Over on Vox Day’s Alpha Game blog, the regulars are up in arms about a Daily Mail story telling the story of a woman who conducted a little experiment on OKCupid, putting up two otherwise identical profiles — one featuring pictures of herself when she was thin, the other with pictures of herself after she gained some weight. The woman reported that the “fat” profile got half as many responses as the thin one.
Vox Day’s fans are outraged that the “fat” profile got any responses at all. “How she gets even one like is beyond me,” Yohami complained. Laguna Beach Fogey concurred, adding that “[w]e need more fat-shaming–not less.”
They also agreed with Vox that the woman in question wasn’t really thin in her thin pics.
So why do these guys care about this woman’s weight?

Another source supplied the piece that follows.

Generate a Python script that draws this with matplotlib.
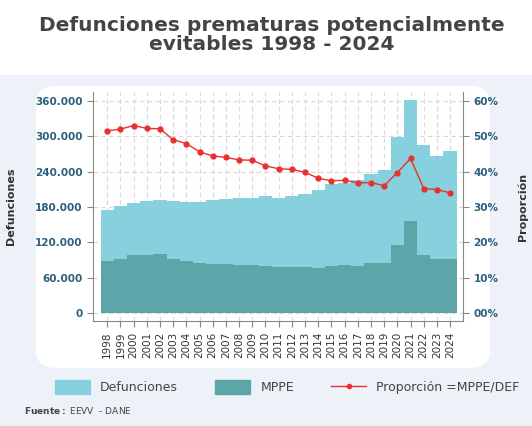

Because, as they see it, fat women oppress men by making them sad in their pants. Someone calling himself Retrenched explains:
The epidemic of obesity is also largely to blame for the sexual starvation of beta males. Fewer bangably attractive women = fewer satisfied men. Not to mention the effect that widespread obesity has on the egos of women who aren’t obese — an otherwise average looking woman who’s in shape can strut around like she’s a 9 when she’d be a 6 in a saner, less corpulent world.
Apparently women’s bodies don’t actually belong to women; they belong to men, who suffer endlessly when the women who happen to inhabit these bodies ruin them for men by gaining weight.
Yep. Women not only oppress these guys by giving them boners; they also oppress them by making boners wilt.
What’s worse, some of these women actually have the gall to think that they’re not unbangable fuggoes. “I like how they think men should just find land-whales attractive,” snorts John Black.
Cataline Sergius, meanwhile, is outraged that fat women won’t cover up their bodies so he won’t have to look at them.
I first noticed this trend around 2000.
Up until then, fat girls always wore voluminous, billowy clothing. Mu-mu type stuff, you know what I mean.
Then in 2000, they suddenly started wearing skin tight clothing. They indulged in that weird little early 00s fashion of wearing thongs visibly above waist line. Skin tight lycra shirts that magnified every gelatinous rippling lump, seemed to suddenly be a favorite. Bare jiggling, muffin top, midriffs with exposed navels became de rigour.
And this seemingly happened over night.
My first thought was that they had suddenly gotten to lazy to care how they looked. But that wouldn’t explain why they were following hot girl fashions.
Finally the truth came to me. The Special Little Snowflake Syndrome. These fat girls had suddenly decided that they had a right to be found attractive.